Staff writer David Migoya can be reached at 303-954-1506 or dmigoya@denverpost.com.
The scene elsewhere
Reaction from five other communities where immigration raids occurred Tuesday at Swift meat-processing plants:
Hyrum, Utah
One sheriff’s deputy described the scene as a circus, according to The Associated Press.
“They’ve got three buses, a bunch of transport vans, a lot of cars and 150 or so agents,” chief Cache County deputy David Bennett said. Bennett said ICE officials didn’t notify the sheriff’s department about the raid. “They didn’t ask for our help,” he said. “We were lucky to find out.”
Marshalltown, Iowa
A group of people gathered outside the plant’s fence as federal agents led workers out of the facility every few minutes. Several buses pulled in shortly before 10 a.m., reported The Associated Press. Marc Raimondi, a spokesman for the Department of Homeland Security, said depending on why they were arrested, those in custody will be deported immediately, will be held while their removal process is underway or will remain in the country to be charged criminally.
Grand Island, Neb.
Police Chief Steve Lamken said he refused to let his officers take part in the raid.

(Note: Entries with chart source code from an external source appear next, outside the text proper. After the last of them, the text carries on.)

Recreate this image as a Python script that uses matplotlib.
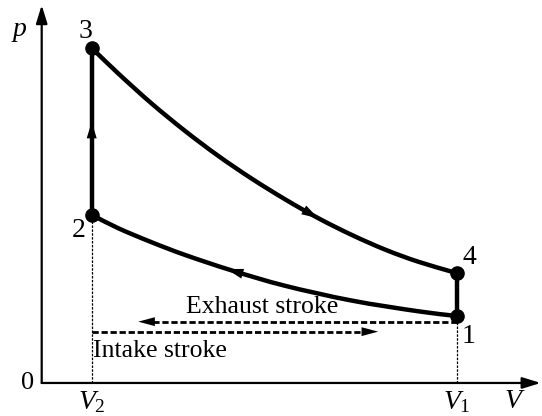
import matplotlib
matplotlib.use("Agg")
import matplotlib.pyplot as plt
from matplotlib.path import Path
from matplotlib.patches import PathPatch

plt.rcParams['font.family'] = ['Liberation Serif', 'DejaVu Serif']
plt.rcParams['mathtext.fontset'] = 'custom'
plt.rcParams['mathtext.rm'] = 'Liberation Serif'
plt.rcParams['mathtext.it'] = 'Liberation Serif:italic'
plt.rcParams['lines.scale_dashes'] = False

# cycle states (V in units of V2, p in units of p1)
V2, V1 = 1.0, 8.3
p1, p2, p3, p4 = 1.0, 2.51, 5.0, 1.64

# adiabatic expansion 3 -> 4
exp_V = [1.0, 1.53, 2.2, 2.87, 3.53, 4.2, 4.87, 5.53, 6.2, 6.87, 7.53, 8.3]
exp_p = [5.0, 4.62, 4.17, 3.76, 3.39, 3.05, 2.74, 2.46, 2.21, 1.99, 1.81, 1.64]

# adiabatic compression 1 -> 2
cmp_V = [1.0, 1.53, 2.2, 2.87, 3.8, 4.87, 6.2, 7.53, 8.3]
cmp_p = [2.51, 2.31, 2.10, 1.91, 1.68, 1.45, 1.23, 1.07, 1.0]

# exhaust / intake strokes
exhaust_p, exhaust_end = 0.915, 1.93
intake_p, intake_end = 0.766, 6.73


def smooth_path(xs, ys):
    """Bezier path through the given points (Catmull-Rom tangents)."""
    n = len(xs)
    tang = []
    for i in range(n):
        a = max(i - 1, 0)
        b = min(i + 1, n - 1)
        k = 0.5 if 0 < i < n - 1 else 1.0
        tang.append(((xs[b] - xs[a]) * k, (ys[b] - ys[a]) * k))
    verts = [(xs[0], ys[0])]
    codes = [Path.MOVETO]
    for i in range(n - 1):
        verts += [(xs[i] + tang[i][0] / 3, ys[i] + tang[i][1] / 3),
                  (xs[i + 1] - tang[i + 1][0] / 3, ys[i + 1] - tang[i + 1][1] / 3),
                  (xs[i + 1], ys[i + 1])]
        codes += [Path.CURVE4] * 3
    return Path(verts, codes)


def arrow_head(ax, tip, tail, hl=12, hw=3.6):
    ax.annotate('', xy=tip, xytext=tail,
                arrowprops=dict(arrowstyle='-|>,head_length=%g,head_width=%g' % (hl, hw),
                                color='k', lw=0, shrinkA=0, shrinkB=0,
                                mutation_scale=1))


fig = plt.figure(figsize=(5.42, 4.16), dpi=100)
ax = fig.add_axes([0, 0, 1, 1])
ax.set_xlim(-0.834, 10.006)
ax.set_ylim(-0.493, 5.716)
ax.axis('off')

# axes with arrows
for tip in [(0, 5.64), (9.98, 0)]:
    ax.annotate('', xy=tip, xytext=(0, 0),
                arrowprops=dict(arrowstyle='-|>,head_length=11,head_width=3.4',
                                color='k', lw=1.6, shrinkA=0, shrinkB=0, mutation_scale=1))

# thin dotted guides
ax.plot([V2, V2], [0, p2], color='k', lw=0.9, dashes=(1.8, 1.0))
ax.plot([V1, V1], [0, p1], color='k', lw=0.9, dashes=(1.8, 1.0))

# cycle
for xs, ys in [(exp_V, exp_p), (cmp_V, cmp_p)]:
    ax.add_patch(PathPatch(smooth_path(xs, ys), fill=False, color='k', lw=3.2,
                           capstyle='round', joinstyle='round'))
ax.plot([V2, V2], [p2, p3], color='k', lw=3.2)
ax.plot([V1, V1], [p1, p4], color='k', lw=3.2)
ax.plot([V1, V2, V2, V1], [p1, p2, p3, p4], 'o', color='k', ms=9.5)

# direction arrows on the cycle
arrow_head(ax, (V2, 3.9), (V2, 3.6))
arrow_head(ax, (5.53, 2.46), (5.2, 2.60))
arrow_head(ax, (3.7, 1.70), (4.0, 1.635))

# exhaust / intake strokes
ax.plot([V1, exhaust_end + 0.2], [exhaust_p, exhaust_p], color='k', lw=2.0, dashes=(4.5, 2.0))
arrow_head(ax, (exhaust_end, exhaust_p), (exhaust_end + 0.3, exhaust_p), hl=12, hw=3.2)
ax.plot([V2, intake_end - 0.2], [intake_p, intake_p], color='k', lw=2.0, dashes=(4.5, 2.0))
arrow_head(ax, (intake_end, intake_p), (intake_end - 0.3, intake_p), hl=12, hw=3.2)

ax.text(4.41, 1.045, 'Exhaust stroke', fontsize=18.5, ha='center', va='baseline')
ax.text(1.03, 0.388, 'Intake stroke', fontsize=18.5, ha='left', va='baseline')

# labels
ax.text(-0.434, 5.27, 'p', fontsize=20, style='italic', ha='center', va='center')
ax.text(9.43, -0.28, 'V', fontsize=20, style='italic', ha='center', va='center')
ax.text(-0.274, 0.0, '0', fontsize=19, ha='center', va='center')
ax.text(V2, -0.28, r'$V_\mathrm{2}$', fontsize=20, ha='center', va='center')
ax.text(V1, -0.28, r'$V_\mathrm{1}$', fontsize=20, ha='center', va='center')
ax.text(0.866, 5.25, '3', fontsize=20, ha='center', va='center')
ax.text(0.746, 2.28, '2', fontsize=20, ha='center', va='center')
ax.text(8.55, 1.87, '4', fontsize=20, ha='center', va='center')
ax.text(8.53, 0.69, '1', fontsize=20, ha='center', va='center')

plt.savefig('out.png', dpi=100)
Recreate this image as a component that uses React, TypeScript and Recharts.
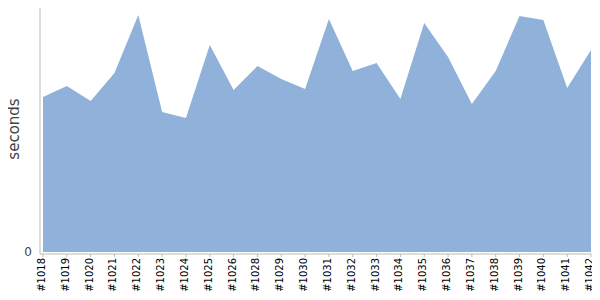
import React from "react";
import { AreaChart, Area, XAxis, YAxis } from "recharts";

const builds = [
  "#1018", "#1019", "#1020", "#1021", "#1022", "#1023", "#1024", "#1025",
  "#1026", "#1028", "#1029", "#1030", "#1031", "#1032", "#1033", "#1034",
  "#1035", "#1036", "#1037", "#1038", "#1039", "#1040", "#1041", "#1042",
];

const seconds = [
  155, 166, 151, 179, 237, 140, 134, 207,
  162, 186, 173, 163, 233, 181, 189, 153,
  229, 195, 148, 181, 236, 232, 164, 202,
];

const yTicks = [0];

const data = builds.map((name, i) => ({ name, seconds: seconds[i] }));

// rotated build label, centred on its tick
function BuildTick(props: any) {
  const { x, y, payload } = props;
  return (
    <g transform={`translate(${x},${y})`}>
      <text
        transform="rotate(-90)"
        x={1}
        y={0}
        dy="0.2em"
        textAnchor="end"
        fill="#000"
        fontSize={10}
      >
        {payload.value}
      </text>
    </g>
  );
}

function BuildTimeChart() {
  return (
    <div style={{ margin: "-8px", fontFamily: "'DejaVu Sans', sans-serif" }}>
      <AreaChart
        width={600}
        height={300}
        data={data}
        margin={{ top: 4, right: 9, left: 0, bottom: 0 }}
      >
        <XAxis
          dataKey="name"
          interval={0}
          height={46}
          padding={{ left: 3, right: 0 }}
          stroke="#bbbbbb"
          tickSize={3}
          tick={<BuildTick />}
        />
        <YAxis
          width={40}
          domain={[-2, 248]}
          ticks={yTicks}
          tickLine={false}
          stroke="#bbbbbb"
          tick={{ fill: "#444", fontSize: 12 }}
          label={{
            value: "seconds",
            angle: -90,
            position: "insideLeft",
            offset: 14,
            style: { fill: "#444", fontSize: 15, textAnchor: "middle" },
          }}
        />
        <Area
          type="linear"
          dataKey="seconds"
          stroke="none"
          fill="#8fb1da"
          fillOpacity={1}
          isAnimationActive={false}
        />
      </AreaChart>
    </div>
  );
}

export default function App() {
  return <BuildTimeChart />;
}
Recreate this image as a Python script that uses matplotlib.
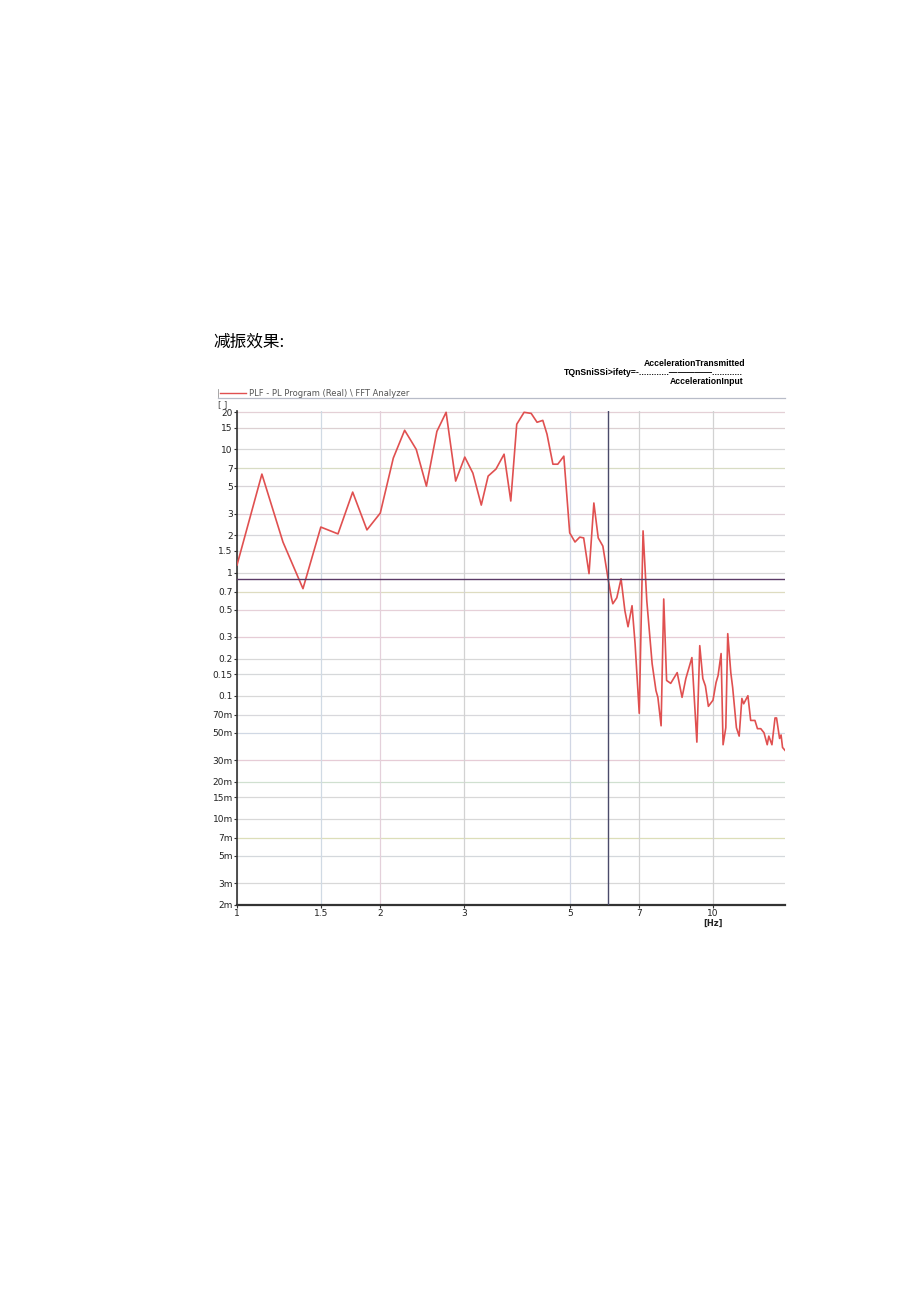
import matplotlib
matplotlib.use("Agg")
import matplotlib.pyplot as plt
from matplotlib.lines import Line2D

plt.rcParams['font.family'] = ['DejaVu Sans']

# response curve (Hz, ratio)
freq = [1.0, 1.128, 1.249, 1.376, 1.5, 1.63, 1.75, 1.875, 2.0, 2.13, 2.25, 2.38, 2.5,
        2.63, 2.75, 2.88, 3.01, 3.13, 3.26, 3.37, 3.5, 3.64, 3.76, 3.87, 4.01, 4.15,
        4.27, 4.39, 4.48, 4.61, 4.72, 4.86, 5.0, 5.13, 5.25, 5.35, 5.49, 5.62, 5.74,
        5.87, 6.02, 6.12, 6.16, 6.28, 6.41, 6.53, 6.63, 6.76, 6.86, 7.0, 7.13, 7.26,
        7.45, 7.59, 7.66, 7.78, 7.88, 7.99, 8.15, 8.41, 8.61, 8.77, 9.03, 9.25, 9.38,
        9.52, 9.64, 9.78, 10.0, 10.15, 10.25, 10.4, 10.5, 10.64, 10.74, 10.9, 11.0,
        11.2, 11.35, 11.5, 11.6, 11.84, 12.0, 12.25, 12.4, 12.6, 12.8, 13.0, 13.1,
        13.3, 13.5, 13.6, 13.8, 13.9, 14.0, 14.17]
ratio = [1.15, 6.3, 1.77, 0.74, 2.34, 2.06, 4.5, 2.22, 3.04, 8.5, 14.3, 10.0, 5.03,
         14.0, 20.0, 5.53, 8.66, 6.42, 3.53, 6.07, 6.92, 9.14, 3.81, 16.0, 20.0, 19.6,
         16.6, 17.2, 13.3, 7.58, 7.58, 8.81, 2.1, 1.77, 1.94, 1.91, 0.98, 3.67, 1.91,
         1.64, 0.89, 0.62, 0.558, 0.624, 0.89, 0.49, 0.363, 0.538, 0.265, 0.072, 2.18,
         0.59, 0.182, 0.11, 0.097, 0.057, 0.61, 0.133, 0.126, 0.154, 0.097, 0.138,
         0.204, 0.042, 0.255, 0.138, 0.12, 0.082, 0.092, 0.128, 0.146, 0.22, 0.04,
         0.055, 0.319, 0.154, 0.116, 0.055, 0.047, 0.095, 0.086, 0.1, 0.063, 0.063,
         0.054, 0.054, 0.05, 0.04, 0.047, 0.04, 0.066, 0.066, 0.045, 0.048, 0.038,
         0.036]

limit_level = 0.889
cut_freq = 6.02

ytick_vals = [20, 15, 10, 7, 5, 3, 2, 1.5, 1, 0.7, 0.5, 0.3, 0.2, 0.15, 0.1,
              0.07, 0.05, 0.03, 0.02, 0.015, 0.01, 0.007, 0.005, 0.003, 0.002]
ytick_text = ["20", "15", "10", "7", "5", "3", "2", "1.5", "1", "0.7", "0.5", "0.3",
              "0.2", "0.15", "0.1", "70m", "50m", "30m", "20m", "15m", "10m", "7m",
              "5m", "3m", "2m"]
xtick_vals = [1, 1.5, 2, 3, 5, 7, 10]
xtick_text = ["1", "1.5", "2", "3", "5", "7", "10"]

# faint tints of the analyzer grid
hgrid_cols = ["#e4d0d6", "#dcd0d2", "#d8d8d8", "#d8dcc4", "#d8d4d8", "#e0d0d8",
              "#d6d6da", "#dcdcdc", "#d8d8d8", "#dedcc0", "#e6d0d8", "#e6ccd6",
              "#d8d8d8", "#d6d8da", "#d8d8d8", "#d8d8dc", "#d0d8e4", "#e6ccd6",
              "#d0e0d0", "#d8d8d8", "#d8d8d8", "#dcdeb8", "#d4d8dc", "#d8d8d8",
              "#d8d8d8"]
vgrid_cols = ["#d8d8d8", "#d0dae4", "#e4d0da", "#d2d2d2", "#d0d6e4", "#d2d2d2",
              "#d2d2d2"]

fig = plt.figure(figsize=(9.2, 13.01), dpi=100)
ax = fig.add_axes([0.2576, 0.3044, 0.5957, 0.3797])
ax.set_xscale("log")
ax.set_yscale("log")
ax.set_xlim(1, 14.17)
ax.set_ylim(0.002, 20.5)

for v, c in zip(ytick_vals, hgrid_cols):
    ax.axhline(v, color=c, lw=0.9, zorder=1)
for v, c in zip(xtick_vals, vgrid_cols):
    ax.axvline(v, color=c, lw=0.9, zorder=1)

ax.plot(freq, ratio, color="#e05050", lw=1.2, zorder=3, clip_on=True)
ax.axhline(limit_level, color="#5a3a66", lw=1.0, zorder=4)
ax.axvline(cut_freq, color="#4a4a6a", lw=1.0, zorder=4)

ax.set_yticks(ytick_vals)
ax.set_yticklabels(ytick_text)
ax.set_xticks(xtick_vals)
ax.set_xticklabels(xtick_text)
ax.minorticks_off()
ax.tick_params(axis="both", labelsize=6.5, length=2, width=0.8, pad=1,
               colors="#333333", labelcolor="#222222")

for side in ["top", "right"]:
    ax.spines[side].set_visible(False)
ax.spines["left"].set_color("#333333")
ax.spines["bottom"].set_color("#333333")
ax.spines["left"].set_linewidth(1.2)
ax.spines["bottom"].set_linewidth(1.6)

fig.text(713 / 920, 1 - 923 / 1301, "[Hz]", fontsize=6, fontweight="bold",
         ha="center", va="center", color="#222222")

# header block
fig.text(213 / 920, 1 - 342 / 1301, "减振效果:", fontsize=12,
         family=["Noto Sans CJK SC", "DejaVu Sans"], va="center", ha="left")
fig.text(745 / 920, 1 - 363 / 1301, "AccelerationTransmitted", fontsize=6.2,
         fontweight="bold", ha="right", va="center", family="Liberation Sans")
fig.text(743 / 920, 1 - 373 / 1301,
         "TQnSniSSi>ifety=-............\u2014\u2014\u2014\u2014\u2014............",
         fontsize=6.2, fontweight="bold", ha="right", va="center",
         family="Liberation Sans")
fig.text(743 / 920, 1 - 382 / 1301, "AccelerationInput", fontsize=6.2,
         fontweight="bold", ha="right", va="center", family="Liberation Sans")

# legend row and frame line
fig.add_artist(Line2D([220 / 920, 246 / 920], [1 - 393 / 1301, 1 - 393 / 1301],
                      color="#e05050", lw=1.0))
fig.add_artist(Line2D([218 / 920, 218 / 920], [1 - 389 / 1301, 1 - 397 / 1301],
                      color="#999999", lw=0.6))
fig.text(249 / 920, 1 - 393 / 1301, "PLF - PL Program (Real) \\ FFT Analyzer",
         fontsize=6, color="#555555", ha="left", va="center")
fig.add_artist(Line2D([218 / 920, 785 / 920], [1 - 398 / 1301, 1 - 398 / 1301],
                      color="#b8bcc8", lw=0.9))
fig.text(218 / 920, 1 - 405 / 1301, "[ ]", fontsize=6, color="#444444",
         ha="left", va="center")

fig.savefig("out.png", dpi=100)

“When this is all over, we’re still here taking care of our community, and if I have a significant part of my population that’s fearful and won’t call us, then that’s not good for our community,” he said, according to The Associated Press.
Worthington, Minn.
“On a purely human level, there are hundreds if not thousands of people in Worthington who are just terrified,” said Bruce Nestor, a Minneapolis immigration lawyer who was heading to the town about 180 miles from the Twin Cities to help the workers and families affected by the raid, reported the St. Paul Pioneer Press.
Cactus, Texas
“This is Swift & Co.’s fault because they hired them,” said Blanca Valenzuela, a 61-year-old former Swift worker and union steward, reported The Dallas Morning News. “If immigration is finding people illegal in the computers, why couldn’t (Swift) find them?”
Valenzuela is among more than two dozen former employees suing the Swift plant for wrongful termination regarding workers’ compensation claims. Swift has denied the claims.